# Phone, Broadband & maybe TV package



## JAM3114 (15 Mar 2013)

Hi,

Just thinking its time that I reviewed my bills for phone, broadband & TV.

Currently with Eircom for Phone & Broadband - 8mb unlimited download, evening local & national calls free - costing €92 + VAT before I make any non free calls.  Bill came in yesterday €125, few calls we made were to mobiles which are not free.  Need landline for Home Alarm as this sends us a text if alarm is triggered.

With Sky for TV €35pm basic package + kids package (not willing to give up the kids package) - we don't have Sky plus - been with Sky since 2004.

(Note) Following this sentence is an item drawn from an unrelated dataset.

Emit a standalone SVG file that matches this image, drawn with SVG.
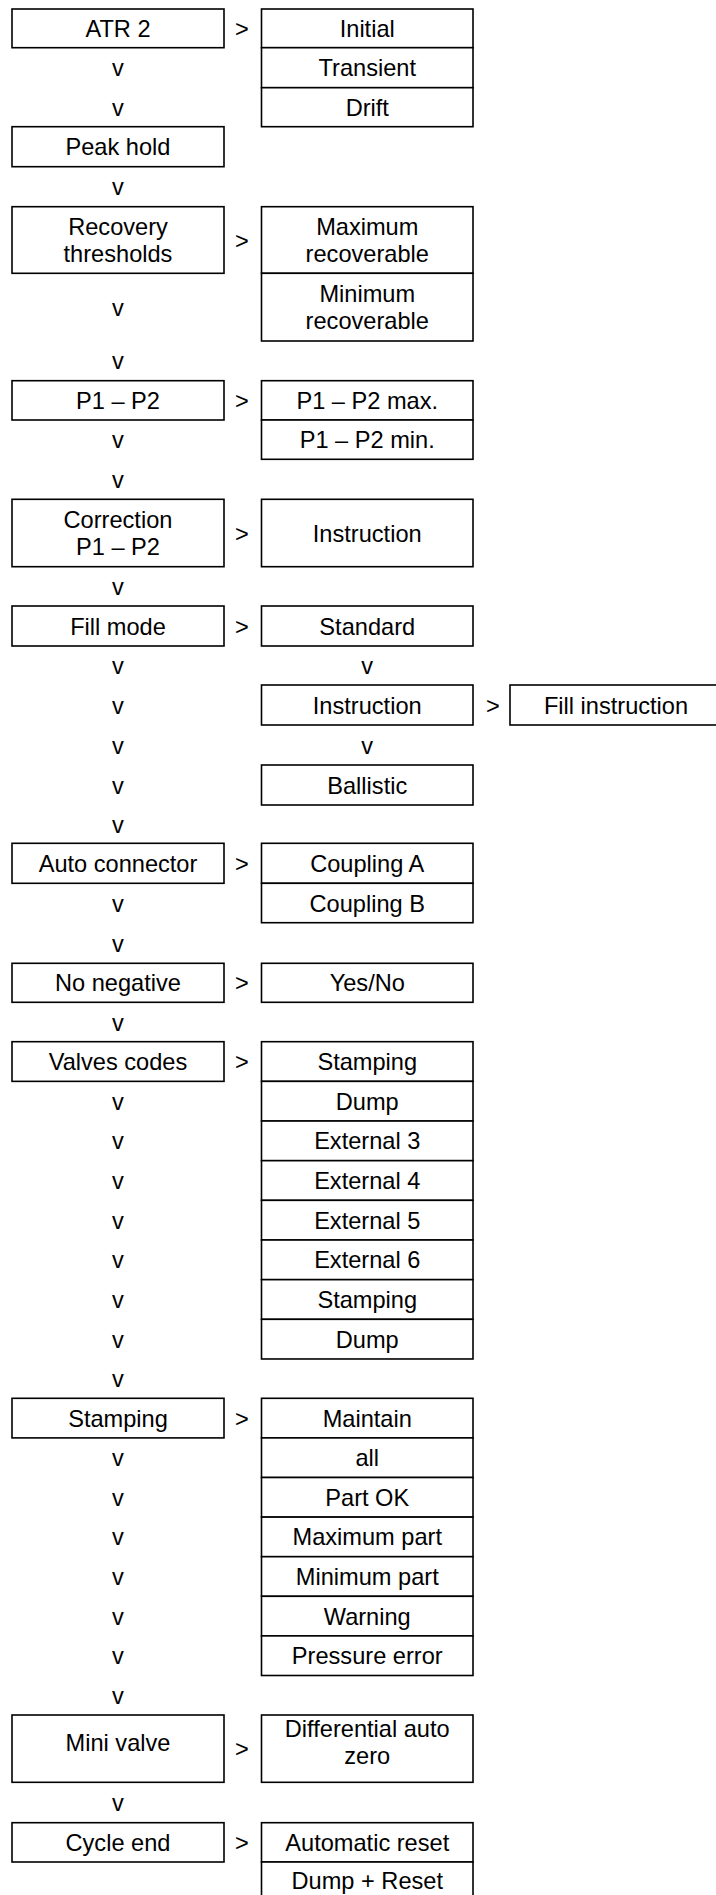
<svg xmlns="http://www.w3.org/2000/svg" width="716" height="1895" viewBox="0 0 716 1895">
<style>
.b{fill:#fff;stroke:#000;stroke-width:1.6}
text{font-family:"Liberation Sans",Arial,sans-serif;font-size:23.6px;fill:#000;text-anchor:middle}
</style>
<rect width="716" height="1895" fill="#fff"/>
<g id="atr2"><rect class="b" x="12" y="9" width="212" height="38.7"/><text x="118" y="36.8">ATR 2</text></g>
<g id="initial"><rect class="b" x="261.5" y="9" width="211.5" height="38.7"/><text x="367.25" y="36.8">Initial</text></g>
<g id="transient"><rect class="b" x="261.5" y="47.7" width="211.5" height="40"/><text x="367.25" y="76.2">Transient</text></g>
<g id="drift"><rect class="b" x="261.5" y="87.7" width="211.5" height="39"/><text x="367.25" y="115.7">Drift</text></g>
<g id="peakhold"><rect class="b" x="12" y="126.7" width="212" height="40"/><text x="118" y="155.2">Peak hold</text></g>
<g id="recovery"><rect class="b" x="12" y="206.7" width="212" height="66.6"/><text x="118" y="235">Recovery</text><text x="118" y="261.7">thresholds</text></g>
<g id="maxrec"><rect class="b" x="261.5" y="206.7" width="211.5" height="66.6"/><text x="367.25" y="235">Maximum</text><text x="367.25" y="261.7">recoverable</text></g>
<g id="minrec"><rect class="b" x="261.5" y="273.3" width="211.5" height="67.7"/><text x="367.25" y="302.3">Minimum</text><text x="367.25" y="329">recoverable</text></g>
<g id="p1p2"><rect class="b" x="12" y="380.7" width="212" height="39.3"/><text x="118" y="408.9">P1 – P2</text></g>
<g id="p1p2max"><rect class="b" x="261.5" y="380.7" width="211.5" height="39.3"/><text x="367.25" y="408.9">P1 – P2 max.</text></g>
<g id="p1p2min"><rect class="b" x="261.5" y="420" width="211.5" height="39.3"/><text x="367.25" y="448.2">P1 – P2 min.</text></g>
<g id="correction"><rect class="b" x="12" y="499.3" width="212" height="67.4"/><text x="118" y="528">Correction</text><text x="118" y="554.7">P1 – P2</text></g>
<g id="instruction1"><rect class="b" x="261.5" y="499.3" width="211.5" height="67.4"/><text x="367.25" y="541.5">Instruction</text></g>
<g id="fillmode"><rect class="b" x="12" y="606" width="212" height="40"/><text x="118" y="634.5">Fill mode</text></g>
<g id="standard"><rect class="b" x="261.5" y="606" width="211.5" height="40"/><text x="367.25" y="634.5">Standard</text></g>
<g id="instruction2"><rect class="b" x="261.5" y="685" width="211.5" height="40"/><text x="367.25" y="713.5">Instruction</text></g>
<g id="fillinstruction"><rect class="b" x="510" y="685" width="212" height="40"/><text x="616" y="713.5">Fill instruction</text></g>
<g id="ballistic"><rect class="b" x="261.5" y="765" width="211.5" height="40"/><text x="367.25" y="793.5">Ballistic</text></g>
<g id="autoconnector"><rect class="b" x="12" y="843.3" width="212" height="40"/><text x="118" y="871.8">Auto connector</text></g>
<g id="couplinga"><rect class="b" x="261.5" y="843.3" width="211.5" height="40"/><text x="367.25" y="871.8">Coupling A</text></g>
<g id="couplingb"><rect class="b" x="261.5" y="883.3" width="211.5" height="39.4"/><text x="367.25" y="911.5">Coupling B</text></g>
<g id="nonegative"><rect class="b" x="12" y="963.3" width="212" height="39"/><text x="118" y="991.3">No negative</text></g>
<g id="yesno"><rect class="b" x="261.5" y="963.3" width="211.5" height="39"/><text x="367.25" y="991.3">Yes/No</text></g>
<g id="valvescodes"><rect class="b" x="12" y="1041.7" width="212" height="39.66"/><text x="118" y="1070">Valves codes</text></g>
<g id="v-stamping1"><rect class="b" x="261.5" y="1041.7" width="211.5" height="39.66"/><text x="367.25" y="1070">Stamping</text></g>
<g id="v-dump1"><rect class="b" x="261.5" y="1081.36" width="211.5" height="39.66"/><text x="367.25" y="1109.7">Dump</text></g>
<g id="v-ext3"><rect class="b" x="261.5" y="1121.02" width="211.5" height="39.66"/><text x="367.25" y="1149.35">External 3</text></g>
<g id="v-ext4"><rect class="b" x="261.5" y="1160.68" width="211.5" height="39.66"/><text x="367.25" y="1189">External 4</text></g>
<g id="v-ext5"><rect class="b" x="261.5" y="1200.34" width="211.5" height="39.66"/><text x="367.25" y="1228.7">External 5</text></g>
<g id="v-ext6"><rect class="b" x="261.5" y="1240" width="211.5" height="39.66"/><text x="367.25" y="1268.3">External 6</text></g>
<g id="v-stamping2"><rect class="b" x="261.5" y="1279.66" width="211.5" height="39.66"/><text x="367.25" y="1308">Stamping</text></g>
<g id="v-dump2"><rect class="b" x="261.5" y="1319.32" width="211.5" height="39.66"/><text x="367.25" y="1347.6">Dump</text></g>
<g id="stamping"><rect class="b" x="12" y="1398.3" width="212" height="39.6"/><text x="118" y="1426.6">Stamping</text></g>
<g id="s-maintain"><rect class="b" x="261.5" y="1398.3" width="211.5" height="39.6"/><text x="367.25" y="1426.6">Maintain</text></g>
<g id="s-all"><rect class="b" x="261.5" y="1437.9" width="211.5" height="39.6"/><text x="367.25" y="1466.2">all</text></g>
<g id="s-partok"><rect class="b" x="261.5" y="1477.5" width="211.5" height="39.6"/><text x="367.25" y="1505.8">Part OK</text></g>
<g id="s-maxpart"><rect class="b" x="261.5" y="1517.1" width="211.5" height="39.6"/><text x="367.25" y="1545.4">Maximum part</text></g>
<g id="s-minpart"><rect class="b" x="261.5" y="1556.7" width="211.5" height="39.6"/><text x="367.25" y="1585">Minimum part</text></g>
<g id="s-warning"><rect class="b" x="261.5" y="1596.3" width="211.5" height="39.6"/><text x="367.25" y="1624.6">Warning</text></g>
<g id="s-pressure"><rect class="b" x="261.5" y="1635.9" width="211.5" height="39.6"/><text x="367.25" y="1664.2">Pressure error</text></g>
<g id="minivalve"><rect class="b" x="12" y="1715" width="212" height="67.3"/><text x="118" y="1751">Mini valve</text></g>
<g id="diffzero"><rect class="b" x="261.5" y="1715" width="211.5" height="67.3"/><text x="367.25" y="1737">Differential auto</text><text x="367.25" y="1764">zero</text></g>
<g id="cycleend"><rect class="b" x="12" y="1822.7" width="212" height="39.3"/><text x="118" y="1850.9">Cycle end</text></g>
<g id="autoreset"><rect class="b" x="261.5" y="1822.7" width="211.5" height="39.3"/><text x="367.25" y="1850.9">Automatic reset</text></g>
<g id="dumpreset"><rect class="b" x="261.5" y="1862" width="211.5" height="40"/><text x="367.25" y="1889">Dump + Reset</text></g>
<g id="connectors">
<text x="242" y="36.8">&gt;</text>
<text x="242" y="248.5">&gt;</text>
<text x="242" y="408.9">&gt;</text>
<text x="242" y="541.5">&gt;</text>
<text x="242" y="634.5">&gt;</text>
<text x="493" y="713.5">&gt;</text>
<text x="242" y="871.8">&gt;</text>
<text x="242" y="991.3">&gt;</text>
<text x="242" y="1070">&gt;</text>
<text x="242" y="1426.6">&gt;</text>
<text x="242" y="1757">&gt;</text>
<text x="242" y="1850.9">&gt;</text>
<text x="118" y="76.2">v</text>
<text x="118" y="115.7">v</text>
<text x="118" y="195.2">v</text>
<text x="118" y="315.6">v</text>
<text x="118" y="369.3">v</text>
<text x="118" y="448.2">v</text>
<text x="118" y="487.8">v</text>
<text x="118" y="594.8">v</text>
<text x="118" y="674">v</text>
<text x="118" y="713.5">v</text>
<text x="118" y="753.5">v</text>
<text x="118" y="793.5">v</text>
<text x="118" y="832.6">v</text>
<text x="118" y="911.5">v</text>
<text x="118" y="951.5">v</text>
<text x="118" y="1030.5">v</text>
<text x="118" y="1109.7">v</text>
<text x="118" y="1149.35">v</text>
<text x="118" y="1189">v</text>
<text x="118" y="1228.7">v</text>
<text x="118" y="1268.3">v</text>
<text x="118" y="1308">v</text>
<text x="118" y="1347.6">v</text>
<text x="118" y="1387.1">v</text>
<text x="118" y="1466.2">v</text>
<text x="118" y="1505.8">v</text>
<text x="118" y="1545.4">v</text>
<text x="118" y="1585">v</text>
<text x="118" y="1624.6">v</text>
<text x="118" y="1664.2">v</text>
<text x="118" y="1703.8">v</text>
<text x="118" y="1811">v</text>
<text x="367.25" y="674">v</text>
<text x="367.25" y="753.5">v</text>
</g>
</svg>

On average paying €97.50 per month for all 3 - any suggestions for better packages/providers?  Need to have unlimited broadband as with various wi-fi & gadgets we were going over our allowance & being charged for it on top of normal bill with Eircom.


----------



## Sue Ellen (15 Mar 2013)

Have a look at UPC and haggle with their Loyalty Division or Customer Service.


----------



## Guns N Roses (15 Mar 2013)

JAM3114 said:


> we don't have Sky plus - been with Sky since 2004.


 
The subscription for Sky+ will be the same as you're paying now. If you call their bluff and request to cancel your subscription, they'll would probably give it to you for free if renew your contract with them.



JAM3114 said:


> On average paying €97.50 per month for all 3 - any suggestions for better packages/providers? Need to have unlimited broadband as with various wi-fi & gadgets we were going over our allowance & being charged for it on top of normal bill with Eircom.


 
Sky are currently charging €47.50 for their unlimited Broadband and Sky Talk Anytime Phone package.


----------



## JAM3114 (15 Mar 2013)

In the South East - might try with Sky to see if they will upgrade to Sky + with phone & broadband - worth a try anyway


----------



## partnership (19 Mar 2013)

Try negotiating with them they were offering the broadband for a tenner a month and the calls for 7.50 earlier int he year - say that you had registered an interest last year with them but they never informed you.  you have just found out through a friend blah blah, have been with them for a long time and dont want to change to UPC - they might do a deal on it for you.  I have my phone, unlimited broadband and basic sky package for 45 a month.


----------



## hennessy (19 Mar 2013)

There's not much in it with any of them. It's down to what TV package you go for that determines the real cost in the end. Hard to beat UPC I think if you have them in your area. You may have to drop the alarm monitoring though.


----------